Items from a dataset
━━━

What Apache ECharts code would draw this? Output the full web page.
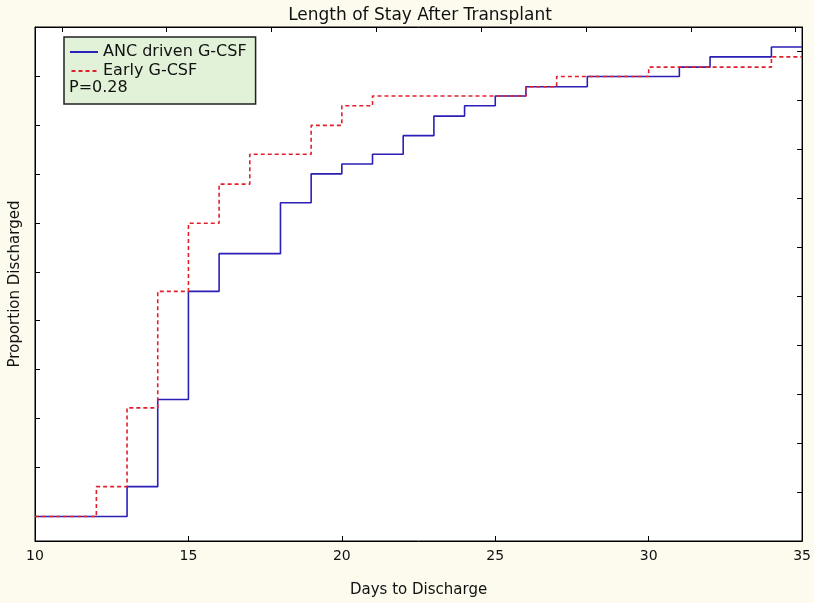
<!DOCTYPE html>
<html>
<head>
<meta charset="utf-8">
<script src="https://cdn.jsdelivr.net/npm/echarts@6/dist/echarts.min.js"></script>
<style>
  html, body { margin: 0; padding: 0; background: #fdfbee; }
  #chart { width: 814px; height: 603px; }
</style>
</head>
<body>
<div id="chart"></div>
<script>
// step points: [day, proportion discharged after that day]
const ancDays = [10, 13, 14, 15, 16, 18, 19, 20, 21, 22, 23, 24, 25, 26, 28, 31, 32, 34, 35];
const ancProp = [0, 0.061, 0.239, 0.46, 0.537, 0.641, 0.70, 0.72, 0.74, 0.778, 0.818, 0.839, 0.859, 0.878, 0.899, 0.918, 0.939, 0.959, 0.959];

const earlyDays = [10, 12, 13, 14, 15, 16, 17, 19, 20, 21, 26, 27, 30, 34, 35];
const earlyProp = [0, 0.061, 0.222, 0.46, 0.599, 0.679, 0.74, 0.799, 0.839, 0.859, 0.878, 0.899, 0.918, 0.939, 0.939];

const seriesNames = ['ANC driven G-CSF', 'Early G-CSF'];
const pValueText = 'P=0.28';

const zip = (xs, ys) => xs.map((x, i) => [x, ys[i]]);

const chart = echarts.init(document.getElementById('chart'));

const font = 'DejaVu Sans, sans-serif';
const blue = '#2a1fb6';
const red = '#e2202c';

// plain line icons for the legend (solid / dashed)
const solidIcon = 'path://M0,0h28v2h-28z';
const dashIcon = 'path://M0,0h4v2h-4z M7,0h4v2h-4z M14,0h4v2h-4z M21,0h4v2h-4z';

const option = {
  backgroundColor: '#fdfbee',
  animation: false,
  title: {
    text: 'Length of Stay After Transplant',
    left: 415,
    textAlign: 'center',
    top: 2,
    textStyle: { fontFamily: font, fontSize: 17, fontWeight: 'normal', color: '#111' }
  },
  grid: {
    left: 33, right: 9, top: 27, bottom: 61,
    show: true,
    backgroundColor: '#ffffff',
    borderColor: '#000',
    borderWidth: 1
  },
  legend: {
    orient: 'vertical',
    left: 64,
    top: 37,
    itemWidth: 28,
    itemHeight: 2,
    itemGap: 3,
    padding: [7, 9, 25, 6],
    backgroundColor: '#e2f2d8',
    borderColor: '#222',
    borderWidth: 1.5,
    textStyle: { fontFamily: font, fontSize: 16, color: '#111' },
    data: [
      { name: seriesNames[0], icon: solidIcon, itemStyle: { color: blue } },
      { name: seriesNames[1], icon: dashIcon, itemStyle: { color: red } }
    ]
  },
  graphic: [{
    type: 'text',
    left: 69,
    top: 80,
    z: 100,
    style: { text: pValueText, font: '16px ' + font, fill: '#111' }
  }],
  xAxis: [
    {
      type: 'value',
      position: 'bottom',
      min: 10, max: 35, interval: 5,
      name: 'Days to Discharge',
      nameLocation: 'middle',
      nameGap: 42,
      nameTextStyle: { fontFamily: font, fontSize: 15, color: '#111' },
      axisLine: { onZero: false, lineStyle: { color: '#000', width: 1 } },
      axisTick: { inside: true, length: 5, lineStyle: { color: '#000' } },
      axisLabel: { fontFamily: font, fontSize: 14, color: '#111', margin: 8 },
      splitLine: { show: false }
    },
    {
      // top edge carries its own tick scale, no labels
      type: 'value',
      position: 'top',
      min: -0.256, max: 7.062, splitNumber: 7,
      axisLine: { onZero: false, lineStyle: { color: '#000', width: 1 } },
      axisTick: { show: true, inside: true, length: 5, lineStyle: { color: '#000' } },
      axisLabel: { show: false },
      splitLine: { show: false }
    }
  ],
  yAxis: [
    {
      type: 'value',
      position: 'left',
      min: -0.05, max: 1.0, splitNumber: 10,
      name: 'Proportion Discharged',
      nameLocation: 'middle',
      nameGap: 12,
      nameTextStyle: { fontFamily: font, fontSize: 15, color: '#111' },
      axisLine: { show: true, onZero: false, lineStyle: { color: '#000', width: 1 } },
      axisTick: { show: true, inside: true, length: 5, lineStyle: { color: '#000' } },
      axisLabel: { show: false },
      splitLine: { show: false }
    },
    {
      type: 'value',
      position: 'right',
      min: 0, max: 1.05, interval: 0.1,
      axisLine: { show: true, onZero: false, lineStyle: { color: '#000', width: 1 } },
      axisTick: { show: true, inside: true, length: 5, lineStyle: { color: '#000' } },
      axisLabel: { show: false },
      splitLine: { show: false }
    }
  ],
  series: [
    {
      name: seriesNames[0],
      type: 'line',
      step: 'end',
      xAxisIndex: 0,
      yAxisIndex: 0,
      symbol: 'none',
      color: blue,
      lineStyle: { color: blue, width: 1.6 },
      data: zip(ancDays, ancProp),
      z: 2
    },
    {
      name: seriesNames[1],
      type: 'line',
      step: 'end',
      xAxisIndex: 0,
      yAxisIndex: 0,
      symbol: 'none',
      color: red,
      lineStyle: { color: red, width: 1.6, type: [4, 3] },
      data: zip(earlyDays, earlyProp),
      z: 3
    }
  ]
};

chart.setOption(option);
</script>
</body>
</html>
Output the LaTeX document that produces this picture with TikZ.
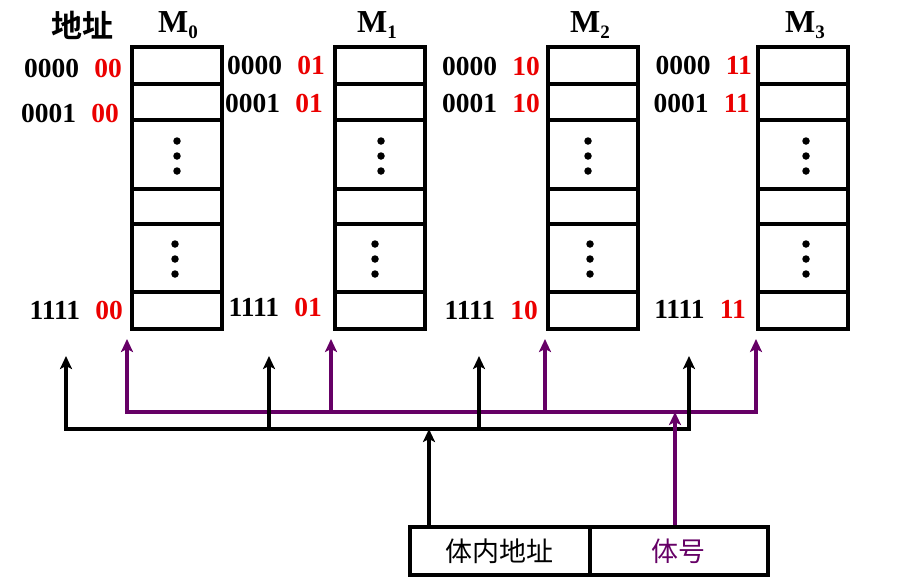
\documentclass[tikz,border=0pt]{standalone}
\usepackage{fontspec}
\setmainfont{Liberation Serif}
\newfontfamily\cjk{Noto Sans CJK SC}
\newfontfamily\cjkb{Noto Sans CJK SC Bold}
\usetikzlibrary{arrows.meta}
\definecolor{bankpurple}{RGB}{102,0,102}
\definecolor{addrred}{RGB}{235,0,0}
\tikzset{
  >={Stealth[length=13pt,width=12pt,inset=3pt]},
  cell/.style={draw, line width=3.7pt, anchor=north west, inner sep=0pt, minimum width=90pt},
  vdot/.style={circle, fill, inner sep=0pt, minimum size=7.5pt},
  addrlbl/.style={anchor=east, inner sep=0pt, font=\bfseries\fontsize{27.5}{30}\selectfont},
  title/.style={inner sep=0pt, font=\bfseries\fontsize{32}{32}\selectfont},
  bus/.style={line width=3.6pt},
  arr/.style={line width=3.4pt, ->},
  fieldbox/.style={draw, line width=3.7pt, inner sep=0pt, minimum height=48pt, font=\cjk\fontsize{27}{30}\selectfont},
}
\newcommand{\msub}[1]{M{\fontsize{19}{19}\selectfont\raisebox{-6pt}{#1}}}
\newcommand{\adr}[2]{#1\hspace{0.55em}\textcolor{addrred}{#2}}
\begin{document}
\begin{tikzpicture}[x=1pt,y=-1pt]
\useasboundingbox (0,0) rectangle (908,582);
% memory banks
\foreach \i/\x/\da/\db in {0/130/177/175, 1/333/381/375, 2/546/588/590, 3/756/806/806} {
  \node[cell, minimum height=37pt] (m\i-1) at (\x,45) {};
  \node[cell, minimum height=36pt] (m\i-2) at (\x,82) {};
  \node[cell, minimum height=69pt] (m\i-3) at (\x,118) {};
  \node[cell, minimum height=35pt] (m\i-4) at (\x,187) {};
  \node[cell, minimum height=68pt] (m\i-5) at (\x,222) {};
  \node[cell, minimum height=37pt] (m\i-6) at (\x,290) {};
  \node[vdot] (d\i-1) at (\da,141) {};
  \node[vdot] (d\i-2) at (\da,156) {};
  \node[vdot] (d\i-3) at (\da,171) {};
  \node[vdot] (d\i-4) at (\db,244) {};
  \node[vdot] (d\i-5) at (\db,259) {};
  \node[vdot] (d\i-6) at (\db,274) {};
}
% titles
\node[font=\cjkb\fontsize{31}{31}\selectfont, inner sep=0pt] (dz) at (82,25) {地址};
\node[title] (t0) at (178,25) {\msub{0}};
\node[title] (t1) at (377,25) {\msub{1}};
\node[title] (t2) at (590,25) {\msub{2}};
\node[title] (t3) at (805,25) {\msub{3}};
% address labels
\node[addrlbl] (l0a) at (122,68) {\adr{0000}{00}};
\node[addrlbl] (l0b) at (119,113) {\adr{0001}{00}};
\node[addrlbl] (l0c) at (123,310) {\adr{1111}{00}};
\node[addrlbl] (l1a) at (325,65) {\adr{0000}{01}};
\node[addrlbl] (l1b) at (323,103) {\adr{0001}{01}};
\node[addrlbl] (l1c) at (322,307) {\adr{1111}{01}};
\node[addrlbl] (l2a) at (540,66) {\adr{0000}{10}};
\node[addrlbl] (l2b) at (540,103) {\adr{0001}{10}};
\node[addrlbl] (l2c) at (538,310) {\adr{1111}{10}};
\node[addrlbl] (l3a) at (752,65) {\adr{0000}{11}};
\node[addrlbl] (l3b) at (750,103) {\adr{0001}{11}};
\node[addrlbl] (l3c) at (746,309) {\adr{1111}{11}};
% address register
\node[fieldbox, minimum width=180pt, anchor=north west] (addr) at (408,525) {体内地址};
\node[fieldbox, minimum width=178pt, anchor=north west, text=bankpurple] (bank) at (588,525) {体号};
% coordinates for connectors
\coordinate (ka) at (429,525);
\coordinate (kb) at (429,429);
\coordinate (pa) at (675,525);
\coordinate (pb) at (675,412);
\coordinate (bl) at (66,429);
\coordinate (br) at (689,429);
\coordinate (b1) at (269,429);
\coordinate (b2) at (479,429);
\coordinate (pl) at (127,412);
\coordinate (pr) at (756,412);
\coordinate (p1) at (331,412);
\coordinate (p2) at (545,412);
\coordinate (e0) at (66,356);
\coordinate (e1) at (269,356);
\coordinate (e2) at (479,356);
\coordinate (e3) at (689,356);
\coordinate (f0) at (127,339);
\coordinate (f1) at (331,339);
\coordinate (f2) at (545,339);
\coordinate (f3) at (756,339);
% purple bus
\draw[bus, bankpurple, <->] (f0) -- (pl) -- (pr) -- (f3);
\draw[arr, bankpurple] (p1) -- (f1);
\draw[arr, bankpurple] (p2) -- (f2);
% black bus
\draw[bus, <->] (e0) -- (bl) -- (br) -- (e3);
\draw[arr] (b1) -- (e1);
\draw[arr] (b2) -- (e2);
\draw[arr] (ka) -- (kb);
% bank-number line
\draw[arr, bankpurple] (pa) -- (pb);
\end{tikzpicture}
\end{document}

━━━

_WORK REQUIRED_
Give back exactly the lines from the first line of the data through the line with "const red = '#e2202c';", pictures excluded.

_EXERCISE RESULT_
What Apache ECharts code would draw this? Output the full web page.
<!DOCTYPE html>
<html>
<head>
<meta charset="utf-8">
<script src="https://cdn.jsdelivr.net/npm/echarts@6/dist/echarts.min.js"></script>
<style>
  html, body { margin: 0; padding: 0; background: #fdfbee; }
  #chart { width: 814px; height: 603px; }
</style>
</head>
<body>
<div id="chart"></div>
<script>
// step points: [day, proportion discharged after that day]
const ancDays = [10, 13, 14, 15, 16, 18, 19, 20, 21, 22, 23, 24, 25, 26, 28, 31, 32, 34, 35];
const ancProp = [0, 0.061, 0.239, 0.46, 0.537, 0.641, 0.70, 0.72, 0.74, 0.778, 0.818, 0.839, 0.859, 0.878, 0.899, 0.918, 0.939, 0.959, 0.959];

const earlyDays = [10, 12, 13, 14, 15, 16, 17, 19, 20, 21, 26, 27, 30, 34, 35];
const earlyProp = [0, 0.061, 0.222, 0.46, 0.599, 0.679, 0.74, 0.799, 0.839, 0.859, 0.878, 0.899, 0.918, 0.939, 0.939];

const seriesNames = ['ANC driven G-CSF', 'Early G-CSF'];
const pValueText = 'P=0.28';

const zip = (xs, ys) => xs.map((x, i) => [x, ys[i]]);

const chart = echarts.init(document.getElementById('chart'));

const font = 'DejaVu Sans, sans-serif';
const blue = '#2a1fb6';
const red = '#e2202c';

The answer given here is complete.